Otherwise, Eriksson’s work has, for a long time, hovered around those man-made windows that shield us from nature, both figuratively and literally. A series of paintings, for example, captured the distant window reflections that car headlights cast on the back walls of his electricity-devoid house. And bronze castings granted resurrection to the birds that had flown into those same deadly, invisible windows, the reflections of which they had overlooked with fatal consequences. The thin channels used to caste the bronze were preserved to serve as branches and reconnect the birds to their abandoned lifeworld. Even Eriksson’s castings of prosaic molehills exert the same pressure on our identity-sustaining screens, because once the moles burst through their surplus of underground excavation material onto middle-class lawns, gaping holes appear into the earth that we would prefer not to see during our promenades in the garden. When Eriksson’s ten-year-old son pretended to be a mole in their own garden, Eriksson naturally had to descend into the hole and feel the embrace of the soil:

 

Displacements are strange. To see a landscape from an ant’s perspective and to feel the moisture of the soil. I squat and make myself feel ‘invisible’. The noise from cars on the large road is barely audible and I can follow the layers of time in the sediment around me.[7]

 

It is this ant-eye perspective of the landscape, then, the erasure of man by the envelopment of the earth’s sediment, that Eriksson has transferred to canvas. The previously transparent windowpane is smudged, becomes materially noticeable through a visualisation of its once repressed minerals, causing it to crack into heavy shards. But Eriksson does not forget that the nature presented in his paintings is conveyed as inescapably mediated. As you can sense from his latest catalogue photographs of the paintings, they may benefit from being released back into the nature they depict at a sensory distance.

 

 

 

[1] Joachim Ritter, “Landschaft. Zur Funktion des ästhetischen in der modernen Gesellschaft” [1962], i Ritter, Subjektivität. Sechs Aufsätze (Frankfurt a.M.: Suhrkamp, [1979] 1989), 141-90.

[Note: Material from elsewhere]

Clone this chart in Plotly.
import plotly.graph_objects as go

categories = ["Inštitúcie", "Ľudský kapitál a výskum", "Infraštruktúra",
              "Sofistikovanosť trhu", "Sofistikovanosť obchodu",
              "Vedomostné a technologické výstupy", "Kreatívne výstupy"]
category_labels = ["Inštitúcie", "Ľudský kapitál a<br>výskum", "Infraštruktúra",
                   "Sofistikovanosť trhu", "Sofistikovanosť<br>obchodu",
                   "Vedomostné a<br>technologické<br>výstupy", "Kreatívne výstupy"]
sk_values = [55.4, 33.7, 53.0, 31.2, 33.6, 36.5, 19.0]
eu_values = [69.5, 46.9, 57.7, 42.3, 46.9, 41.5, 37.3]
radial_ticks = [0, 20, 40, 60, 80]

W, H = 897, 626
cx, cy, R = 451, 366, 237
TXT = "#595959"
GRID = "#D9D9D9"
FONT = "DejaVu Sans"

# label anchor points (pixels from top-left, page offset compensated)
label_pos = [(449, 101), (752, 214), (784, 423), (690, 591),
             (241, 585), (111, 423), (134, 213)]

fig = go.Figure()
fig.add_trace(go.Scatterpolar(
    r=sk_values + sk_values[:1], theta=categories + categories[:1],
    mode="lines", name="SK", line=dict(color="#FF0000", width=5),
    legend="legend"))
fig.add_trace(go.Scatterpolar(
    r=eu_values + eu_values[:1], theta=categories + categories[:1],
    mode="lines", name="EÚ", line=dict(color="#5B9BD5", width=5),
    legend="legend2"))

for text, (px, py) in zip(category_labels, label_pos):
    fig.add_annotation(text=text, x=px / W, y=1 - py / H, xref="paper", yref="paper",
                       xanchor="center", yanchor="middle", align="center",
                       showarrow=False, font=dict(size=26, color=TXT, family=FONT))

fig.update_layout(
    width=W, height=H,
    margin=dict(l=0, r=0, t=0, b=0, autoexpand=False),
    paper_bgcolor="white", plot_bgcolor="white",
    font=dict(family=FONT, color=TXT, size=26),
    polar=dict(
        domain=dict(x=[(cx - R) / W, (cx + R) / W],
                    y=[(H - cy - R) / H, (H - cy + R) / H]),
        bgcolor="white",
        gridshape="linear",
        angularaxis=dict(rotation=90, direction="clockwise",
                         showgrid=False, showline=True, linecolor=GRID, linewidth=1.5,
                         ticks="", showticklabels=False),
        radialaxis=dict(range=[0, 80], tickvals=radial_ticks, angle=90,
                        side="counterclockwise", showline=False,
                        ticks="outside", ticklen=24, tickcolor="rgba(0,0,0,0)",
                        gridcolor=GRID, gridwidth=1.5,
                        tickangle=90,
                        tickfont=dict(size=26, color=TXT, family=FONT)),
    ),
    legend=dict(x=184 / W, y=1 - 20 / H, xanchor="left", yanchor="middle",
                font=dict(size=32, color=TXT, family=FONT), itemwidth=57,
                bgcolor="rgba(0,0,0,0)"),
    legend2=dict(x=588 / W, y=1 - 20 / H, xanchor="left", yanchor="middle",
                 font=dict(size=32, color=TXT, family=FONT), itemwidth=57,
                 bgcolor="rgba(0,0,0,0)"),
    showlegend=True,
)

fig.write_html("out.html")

[2] Bruno Latour, “How to rediscover our ground after nature?”, in ARoS triennal/The Garden: End of timesBeginning of times (London: Koenig Books, 2017), 67.

[3] Inger Marie Hahn-Møller, ”Andreas Eriksson”, in High, Low & In Between (Stockholm and Medelplana: Blue Sky Förlag, 2011).

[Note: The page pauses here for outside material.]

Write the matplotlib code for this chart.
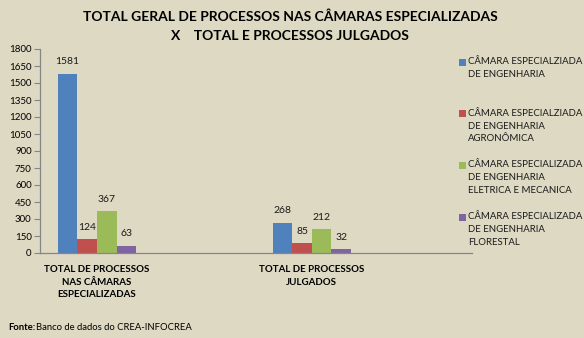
import matplotlib
matplotlib.use("Agg")
import matplotlib.pyplot as plt
from matplotlib.patches import Rectangle

# Data
categories = ["TOTAL DE PROCESSOS\nNAS CÂMARAS\nESPECIALIZADAS", "TOTAL DE PROCESSOS\nJULGADOS"]
series_names = [
    "CÂMARA ESPECIALZIADA\nDE ENGENHARIA",
    "CÂMARA ESPECIALZIADA\nDE ENGENHARIA\nAGRONÔMICA",
    "CÂMARA ESPECIALIZADA\nDE ENGENHARIA\nELETRICA E MECANICA",
    "CÂMARA ESPECIALIZADA\nDE ENGENHARIA\nFLORESTAL",
]
values = [
    [1581, 268],
    [124, 85],
    [367, 212],
    [63, 32],
]
colors = ["#4F81BD", "#C0504D", "#9BBB59", "#8064A2"]
y_ticks = list(range(0, 1801, 150))

FONT = "Lato"
BG = "#DDD9C3"

fig = plt.figure(figsize=(5.84, 3.38), dpi=100, facecolor=BG)
ax = fig.add_axes([40 / 584, 1 - 253 / 338, 432 / 584, 204 / 338], facecolor=BG)

bar_w = 0.091
n = len(series_names)
for i, (name, vals, c) in enumerate(zip(series_names, values, colors)):
    xs = [k + (i - (n - 1) / 2) * bar_w for k in range(len(categories))]
    ax.bar(xs, vals, width=bar_w, color=c, linewidth=0)
    for x, v in zip(xs, vals):
        ax.text(x, v + 65, str(v), ha="center", va="bottom", fontsize=7.5,
                family=FONT, color="#1a1a1a")

ax.set_xlim(-0.265, 1.745)
ax.set_ylim(0, 1800)
ax.set_yticks(y_ticks)
ax.set_yticklabels([str(t) for t in y_ticks], fontsize=7, family=FONT)
ax.set_xticks(range(len(categories)))
ax.set_xticklabels(categories, fontsize=7, family=FONT, fontweight="bold",
                   linespacing=1.45)
ax.tick_params(axis="x", length=0, pad=9)
ax.tick_params(axis="y", length=4, width=0.8, color="#868686", pad=2)
for s in ("top", "right"):
    ax.spines[s].set_visible(False)
for s in ("left", "bottom"):
    ax.spines[s].set_color("#868686")
    ax.spines[s].set_linewidth(0.9)

# Title
fig.text(0.497, 1 - 17 / 338, "TOTAL GERAL DE PROCESSOS NAS CÂMARAS ESPECIALIZADAS",
         ha="center", va="center", fontsize=10, fontweight="bold", family=FONT)
fig.text(0.497, 1 - 36 / 338, "X    TOTAL E PROCESSOS JULGADOS",
         ha="center", va="center", fontsize=10, fontweight="bold", family=FONT)

# Legend
for i, (name, c) in enumerate(zip(series_names, colors)):
    ytop = 62 + i * 51.7
    fig.patches.append(Rectangle((459 / 584, 1 - (ytop + 3.5) / 338), 7 / 584, 7 / 338,
                                 transform=fig.transFigure, facecolor=c, edgecolor="none"))
    fig.text(468 / 584, 1 - (ytop - 5) / 338, name, ha="left", va="top",
             fontsize=6.9, family=FONT, linespacing=1.55, color="#1a1a1a")

# Source note
fig.text(8 / 584, 1 - 327 / 338, "Fonte:", ha="left", va="center", fontsize=6.8,
         fontweight="bold", family=FONT)
fig.text(36 / 584, 1 - 327 / 338, "Banco de dados do CREA-INFOCREA", ha="left",
         va="center", fontsize=6.8, family=FONT)

fig.savefig("out.png", dpi=100, facecolor=BG)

[4] Sara Walker, Andreas Eriksson: Weavings, ed. Patricia Kohl (Berlin: Infinity Greyscale, 2020); Kirsty Bell, ”Diaries”, in Andreas Eriksson: Cutouts (Berlin: Hatje Cantz Verlag, 2020), 24.

[5] Marshall McLuhan, Understanding Media: The Extensions of Man (New York, Toronto and London: McGraw-Hill, 1964), 5 and 34-35.

[6] Jennifer Higgie, Andreas Eriksson, in Teresa Hahr (ed.), Andreas Eriksson: The Nordic Pavilion, 54th International Art Exhibition, Biennale de Venezia, 4.6-27.11 2011 (Stockholm: Moderna Museum and Berlin: Sternberg Press, 2011), 165.

[7] Andreas Eriksson, Skolk (London: Stephen Friedman Gallery, 2018).